#### [What you should do]
Can you set down, exactly as they appear below, the lines from the opening of the material through the one bearing "const height = h", minus the pictures?
— START OF Extracted information —
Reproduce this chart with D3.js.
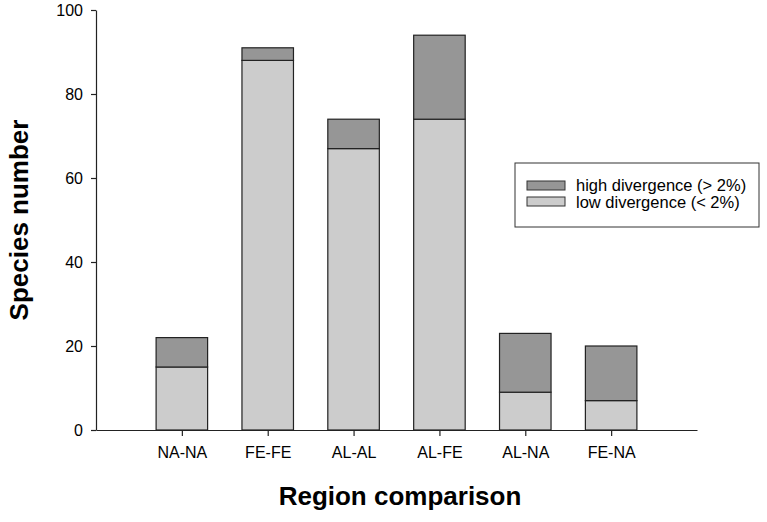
<!DOCTYPE html>
<html lang="en">
<head>
  <meta charset="UTF-8" />
  <title>Species number by region comparison</title>
  <style>
    body, html { margin: 0; padding: 0; background: white; }
    svg text { font-family: "Liberation Sans", Arial, Helvetica, sans-serif; fill: black; }
    .axis path, .axis line { stroke: #222; stroke-width: 1.2; }
    .axis text { font-size: 16px; }
    .axis-label { font-size: 26px; font-weight: bold; }
    .legend text { font-size: 16.5px; }
  </style>
</head>
<body>
  <div id="chart"></div>
  <script src="https://cdn.jsdelivr.net/npm/d3@7"></script>
  <script>
    // data
    const regions = ["NA-NA", "FE-FE", "AL-AL", "AL-FE", "AL-NA", "FE-NA"];
    const lowDivergence = [15, 88, 67, 74, 9, 7];
    const highDivergence = [7, 3, 7, 20, 14, 13];
    const yTicks = [0, 20, 40, 60, 80, 100];
    const seriesNames = ["high divergence (> 2%)", "low divergence (< 2%)"];
    const seriesColors = ["#969696", "#cccccc"];

    const w = 767, h = 522;
    const margin = { top: 10, left: 96, right: 70, bottom: 92 };
    const width = w - margin.left - margin.right;
    const height = h - margin.top - margin.bottom;

    const svg = d3.select("#chart").append("svg")
      .attr("width", w)
      .attr("height", h);

    const chart = svg.append("g")
      .attr("transform", "translate(" + margin.left + "," + margin.top + ")");

    // categories sit at positions 1..6 on a 0..7 axis
    const x = d3.scaleLinear()
      .domain([0, regions.length + 1])
      .range([0, width]);
    const slot = x(1) - x(0);
    const barW = slot * 0.6;

    const y = d3.scaleLinear()
      .domain([0, 100])
      .range([height, 0]);

    const data = regions.map((r, i) => ({
      region: r,
      pos: i + 1,
      low: lowDivergence[i],
      high: highDivergence[i]
    }));

    // low part
    chart.selectAll(".low")
      .data(data)
      .enter()
      .append("rect")
      .attr("class", "low")
      .attr("x", d => x(d.pos) - barW / 2)
      .attr("y", d => y(d.low))
      .attr("width", barW)
      .attr("height", d => y(0) - y(d.low))
      .style("fill", seriesColors[1])
      .style("stroke", "#222")
      .style("stroke-width", 1.2);

    // high part stacked on top
    chart.selectAll(".high")
      .data(data)
      .enter()
      .append("rect")
      .attr("class", "high")
      .attr("x", d => x(d.pos) - barW / 2)
      .attr("y", d => y(d.low + d.high))
      .attr("width", barW)
      .attr("height", d => y(d.low) - y(d.low + d.high))
      .style("fill", seriesColors[0])
      .style("stroke", "#222")
      .style("stroke-width", 1.2);

    const xAxis = d3.axisBottom(x)
      .tickValues(data.map(d => d.pos))
      .tickFormat((d, i) => regions[i])
      .tickSizeInner(6)
      .tickSizeOuter(0)
      .tickPadding(8);

    const yAxis = d3.axisLeft(y)
      .tickValues(yTicks)
      .tickSizeInner(5)
      .tickSizeOuter(0)
      .tickPadding(8);

    chart.append("g")
      .attr("class", "x axis")
      .attr("transform", "translate(0," + height + ")")
      .call(xAxis)
      .selectAll("text")
      .attr("dy", "0.9em");

    chart.append("g")
      .attr("class", "y axis")
      .call(yAxis);

    // axis titles
    svg.append("text")
      .attr("class", "axis-label")
      .attr("text-anchor", "middle")
      .attr("x", 400)
      .attr("y", 505)
      .text("Region comparison");

    svg.append("text")
      .attr("class", "axis-label")
      .attr("text-anchor", "middle")
      .attr("transform", "translate(28," + (margin.top + height / 2) + ") rotate(-90)")
      .text("Species number");

    // legend
    const legend = svg.append("g").attr("class", "legend");
    legend.append("rect")
      .attr("x", 515)
      .attr("y", 163)
      .attr("width", 244)
      .attr("height", 64)
      .style("fill", "white")
      .style("stroke", "#333")
      .style("stroke-width", 1);

    seriesNames.forEach((name, i) => {
      legend.append("rect")
        .attr("x", 527)
        .attr("y", 181 + i * 16)
        .attr("width", 38)
        .attr("height", 9)
        .style("fill", seriesColors[i])
        .style("stroke", "#333")
        .style("stroke-width", 1);
      legend.append("text")
        .attr("x", 576)
        .attr("y", 191 + i * 17)
        .text(name);
    });
  </script>
</body>
</html>
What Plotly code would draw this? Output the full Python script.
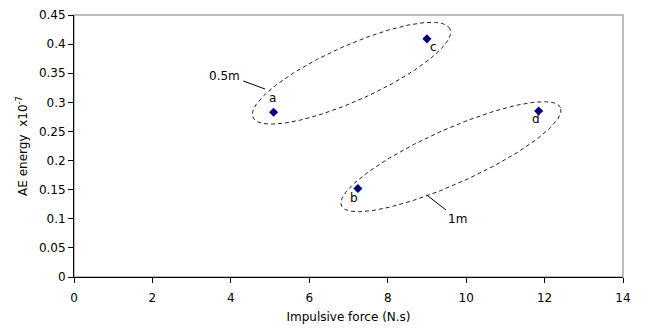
import numpy as np
import plotly.graph_objects as go

# Data
labels = ["a", "b", "c", "d"]
impulsive_force = [5.09, 7.24, 9.00, 11.85]
ae_energy = [0.283, 0.152, 0.409, 0.285]
label_offsets = [(-1, -14), (-4, 9), (7, 8), (-3, 8)]  # pixel offsets (x, y-down)

x_ticks = list(range(0, 15, 2))
y_ticks = [0, 0.05, 0.1, 0.15, 0.2, 0.25, 0.3, 0.35, 0.4, 0.45]

# Layout geometry
W, H = 652, 330
L, R, T, B = 74, 29, 15, 53
pw, ph = W - L - R, H - T - B
xs = pw / 14.0
ys = ph / 0.45
FONT = "DejaVu Sans, Liberation Sans, Arial, sans-serif"

def px2data(px, py):
    return (px - L) / xs, (T + ph - py) / ys

fig = go.Figure()

# Ellipses (center in pixels, semi axes in pixels, angle deg)
ellipses = [((351.5, 73.2), 108, 27.5, 24.2), ((451, 156.7), 120, 27.2, 24.15)]
t = np.linspace(0, 2 * np.pi, 300)
for (cx, cy), a, b, ang in ellipses:
    th = np.deg2rad(ang)
    dx = a * np.cos(t) * np.cos(th) - b * np.sin(t) * np.sin(th)
    dy = a * np.cos(t) * np.sin(th) + b * np.sin(t) * np.cos(th)
    x0, y0 = px2data(cx, cy)
    fig.add_trace(go.Scatter(x=x0 + dx / xs, y=y0 + dy / ys, mode="lines",
                             line=dict(color="#222222", width=1, dash="4px,3px"),
                             hoverinfo="skip", showlegend=False))

fig.add_trace(go.Scatter(x=impulsive_force, y=ae_energy, mode="markers",
                         marker=dict(symbol="diamond", size=7, color="#000080"),
                         showlegend=False))

for lab, xv, yv, (ox, oy) in zip(labels, impulsive_force, ae_energy, label_offsets):
    fig.add_annotation(x=xv, y=yv, text=lab, showarrow=False, xshift=ox, yshift=-oy,
                       font=dict(size=12, color="#000000"))

# callouts
callouts = [("0.5m", (224, 75.5), (243.3, 81), (265, 89)),
            ("1m", (457, 219), (426.7, 195), (446, 210))]
for txt, (tx, ty), (x1, y1), (x2, y2) in callouts:
    a1 = px2data(x1, y1)
    a2 = px2data(x2, y2)
    fig.add_shape(type="line", x0=a1[0], y0=a1[1], x1=a2[0], y1=a2[1],
                  line=dict(color="#000000", width=1))
    tp = px2data(tx, ty)
    fig.add_annotation(x=tp[0], y=tp[1], text=txt, showarrow=False,
                       font=dict(size=12, color="#000000"))

# grey plot-area border
fig.add_shape(type="rect", xref="paper", yref="paper", x0=0, y0=0, x1=1, y1=1,
              line=dict(color="#a6a6a6", width=1.5), layer="below")

fig.update_layout(
    width=W, height=H,
    margin=dict(l=L, r=R, t=T, b=B, autoexpand=False),
    paper_bgcolor="white", plot_bgcolor="white",
    font=dict(family=FONT, size=12, color="#000000"),
    xaxis=dict(range=[0, 14], tickvals=x_ticks, ticks="outside", ticklen=5,
               tickcolor="#000000", showline=True, linecolor="#000000", linewidth=1,
               showgrid=False, zeroline=False, fixedrange=True, ticklabelstandoff=5,
               automargin=False,
               title=dict(text="Impulsive force (N.s)", standoff=8,
                          font=dict(size=12))),
    yaxis=dict(range=[0, 0.45], tickvals=y_ticks,
               ticktext=[("%g" % v) for v in y_ticks],
               ticks="outside", ticklen=5, tickcolor="#000000",
               showline=True, linecolor="#000000", linewidth=1,
               showgrid=False, zeroline=False, fixedrange=True, automargin=False,
               title=dict(text="AE energy  x10<sup>-7</sup>", standoff=8,
                          font=dict(size=12))),
)

fig.write_html("out.html")
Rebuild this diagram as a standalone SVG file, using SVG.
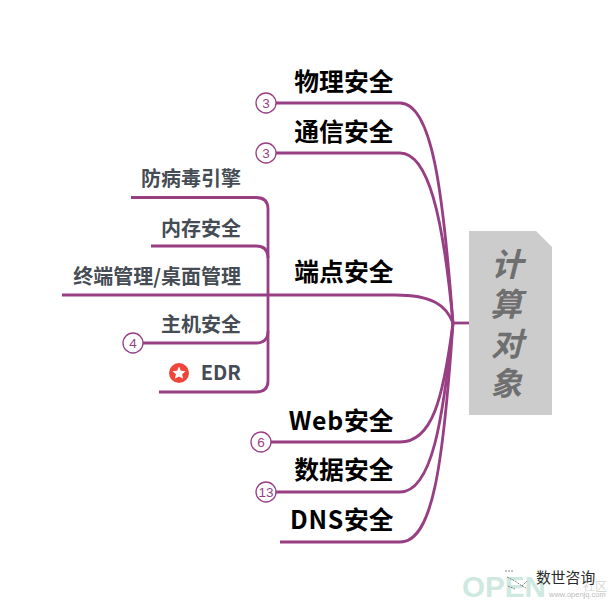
— END OF Extracted information —
#### [Expected output]
Reproduce this chart with D3.js.
<!DOCTYPE html>
<html lang="en">
<head>
  <meta charset="UTF-8" />
  <title>Species number by region comparison</title>
  <style>
    body, html { margin: 0; padding: 0; background: white; }
    svg text { font-family: "Liberation Sans", Arial, Helvetica, sans-serif; fill: black; }
    .axis path, .axis line { stroke: #222; stroke-width: 1.2; }
    .axis text { font-size: 16px; }
    .axis-label { font-size: 26px; font-weight: bold; }
    .legend text { font-size: 16.5px; }
  </style>
</head>
<body>
  <div id="chart"></div>
  <script src="https://cdn.jsdelivr.net/npm/d3@7"></script>
  <script>
    // data
    const regions = ["NA-NA", "FE-FE", "AL-AL", "AL-FE", "AL-NA", "FE-NA"];
    const lowDivergence = [15, 88, 67, 74, 9, 7];
    const highDivergence = [7, 3, 7, 20, 14, 13];
    const yTicks = [0, 20, 40, 60, 80, 100];
    const seriesNames = ["high divergence (> 2%)", "low divergence (< 2%)"];
    const seriesColors = ["#969696", "#cccccc"];

    const w = 767, h = 522;
    const margin = { top: 10, left: 96, right: 70, bottom: 92 };
    const width = w - margin.left - margin.right;
    const height = h - margin.top - margin.bottom;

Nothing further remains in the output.